Drop every picture, then transcribe the remaining data exactly.

%%

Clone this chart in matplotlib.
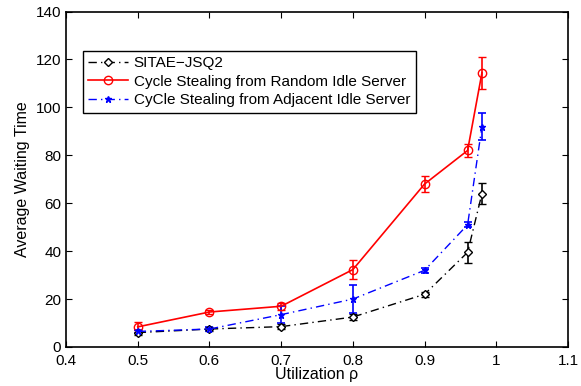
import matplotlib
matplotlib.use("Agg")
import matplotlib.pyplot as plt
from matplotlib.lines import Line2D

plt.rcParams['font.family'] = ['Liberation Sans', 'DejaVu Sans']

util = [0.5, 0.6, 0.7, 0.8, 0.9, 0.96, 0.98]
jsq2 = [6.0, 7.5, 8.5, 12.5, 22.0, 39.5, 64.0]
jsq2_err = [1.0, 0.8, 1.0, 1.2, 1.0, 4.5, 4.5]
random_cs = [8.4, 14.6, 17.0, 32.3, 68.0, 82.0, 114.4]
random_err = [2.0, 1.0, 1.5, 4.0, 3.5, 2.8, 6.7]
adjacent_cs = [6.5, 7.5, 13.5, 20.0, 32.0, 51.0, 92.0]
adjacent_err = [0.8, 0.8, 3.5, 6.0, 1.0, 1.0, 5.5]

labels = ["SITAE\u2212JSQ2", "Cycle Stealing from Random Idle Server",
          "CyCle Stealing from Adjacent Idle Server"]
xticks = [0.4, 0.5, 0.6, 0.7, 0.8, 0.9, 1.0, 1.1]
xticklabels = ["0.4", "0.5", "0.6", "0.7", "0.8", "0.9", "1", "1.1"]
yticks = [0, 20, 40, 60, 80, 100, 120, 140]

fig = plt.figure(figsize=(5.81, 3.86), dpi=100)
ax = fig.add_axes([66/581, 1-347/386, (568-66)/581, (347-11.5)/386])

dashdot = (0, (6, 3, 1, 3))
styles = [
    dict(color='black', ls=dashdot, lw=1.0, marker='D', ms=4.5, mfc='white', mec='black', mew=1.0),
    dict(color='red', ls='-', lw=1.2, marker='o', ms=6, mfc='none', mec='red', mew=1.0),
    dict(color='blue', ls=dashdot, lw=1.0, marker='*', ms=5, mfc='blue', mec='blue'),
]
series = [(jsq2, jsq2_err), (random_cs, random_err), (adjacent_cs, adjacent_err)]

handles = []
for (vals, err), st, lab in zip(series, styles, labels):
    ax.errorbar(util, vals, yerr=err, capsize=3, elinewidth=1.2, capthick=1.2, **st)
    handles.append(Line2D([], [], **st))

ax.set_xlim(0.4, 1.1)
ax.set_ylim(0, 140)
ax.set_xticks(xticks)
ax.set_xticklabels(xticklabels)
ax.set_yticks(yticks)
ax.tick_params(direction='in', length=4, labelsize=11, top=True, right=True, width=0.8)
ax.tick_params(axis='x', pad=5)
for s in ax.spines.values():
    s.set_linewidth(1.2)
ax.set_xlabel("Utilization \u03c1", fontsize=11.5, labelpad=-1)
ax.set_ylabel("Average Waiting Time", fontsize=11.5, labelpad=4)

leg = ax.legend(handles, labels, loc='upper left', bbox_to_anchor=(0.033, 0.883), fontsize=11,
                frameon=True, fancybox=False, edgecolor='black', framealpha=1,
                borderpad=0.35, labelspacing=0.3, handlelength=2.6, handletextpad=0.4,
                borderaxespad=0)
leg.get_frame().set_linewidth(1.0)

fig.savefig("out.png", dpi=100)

%%

> **ANSWER TO THIS EXERCISE**
Clone this chart in matplotlib.
import matplotlib
matplotlib.use("Agg")
import matplotlib.pyplot as plt
from matplotlib.lines import Line2D

plt.rcParams['font.family'] = ['Liberation Sans', 'DejaVu Sans']

util = [0.5, 0.6, 0.7, 0.8, 0.9, 0.96, 0.98]
jsq2 = [6.0, 7.5, 8.5, 12.5, 22.0, 39.5, 64.0]
jsq2_err = [1.0, 0.8, 1.0, 1.2, 1.0, 4.5, 4.5]
random_cs = [8.4, 14.6, 17.0, 32.3, 68.0, 82.0, 114.4]
random_err = [2.0, 1.0, 1.5, 4.0, 3.5, 2.8, 6.7]
adjacent_cs = [6.5, 7.5, 13.5, 20.0, 32.0, 51.0, 92.0]
adjacent_err = [0.8, 0.8, 3.5, 6.0, 1.0, 1.0, 5.5]

labels = ["SITAE\u2212JSQ2", "Cycle Stealing from Random Idle Server",
          "CyCle Stealing from Adjacent Idle Server"]
xticks = [0.4, 0.5, 0.6, 0.7, 0.8, 0.9, 1.0, 1.1]
xticklabels = ["0.4", "0.5", "0.6", "0.7", "0.8", "0.9", "1", "1.1"]
yticks = [0, 20, 40, 60, 80, 100, 120, 140]

fig = plt.figure(figsize=(5.81, 3.86), dpi=100)
ax = fig.add_axes([66/581, 1-347/386, (568-66)/581, (347-11.5)/386])

dashdot = (0, (6, 3, 1, 3))
styles = [
    dict(color='black', ls=dashdot, lw=1.0, marker='D', ms=4.5, mfc='white', mec='black', mew=1.0),
    dict(color='red', ls='-', lw=1.2, marker='o', ms=6, mfc='none', mec='red', mew=1.0),
    dict(color='blue', ls=dashdot, lw=1.0, marker='*', ms=5, mfc='blue', mec='blue'),
]
series = [(jsq2, jsq2_err), (random_cs, random_err), (adjacent_cs, adjacent_err)]

handles = []
for (vals, err), st, lab in zip(series, styles, labels):
    ax.errorbar(util, vals, yerr=err, capsize=3, elinewidth=1.2, capthick=1.2, **st)
    handles.append(Line2D([], [], **st))

ax.set_xlim(0.4, 1.1)
ax.set_ylim(0, 140)
ax.set_xticks(xticks)
ax.set_xticklabels(xticklabels)
ax.set_yticks(yticks)
ax.tick_params(direction='in', length=4, labelsize=11, top=True, right=True, width=0.8)
ax.tick_params(axis='x', pad=5)
for s in ax.spines.values():
    s.set_linewidth(1.2)
ax.set_xlabel("Utilization \u03c1", fontsize=11.5, labelpad=-1)
ax.set_ylabel("Average Waiting Time", fontsize=11.5, labelpad=4)

leg = ax.legend(handles, labels, loc='upper left', bbox_to_anchor=(0.033, 0.883), fontsize=11,
                frameon=True, fancybox=False, edgecolor='black', framealpha=1,
                borderpad=0.35, labelspacing=0.3, handlelength=2.6, handletextpad=0.4,
                borderaxespad=0)
leg.get_frame().set_linewidth(1.0)

fig.savefig("out.png", dpi=100)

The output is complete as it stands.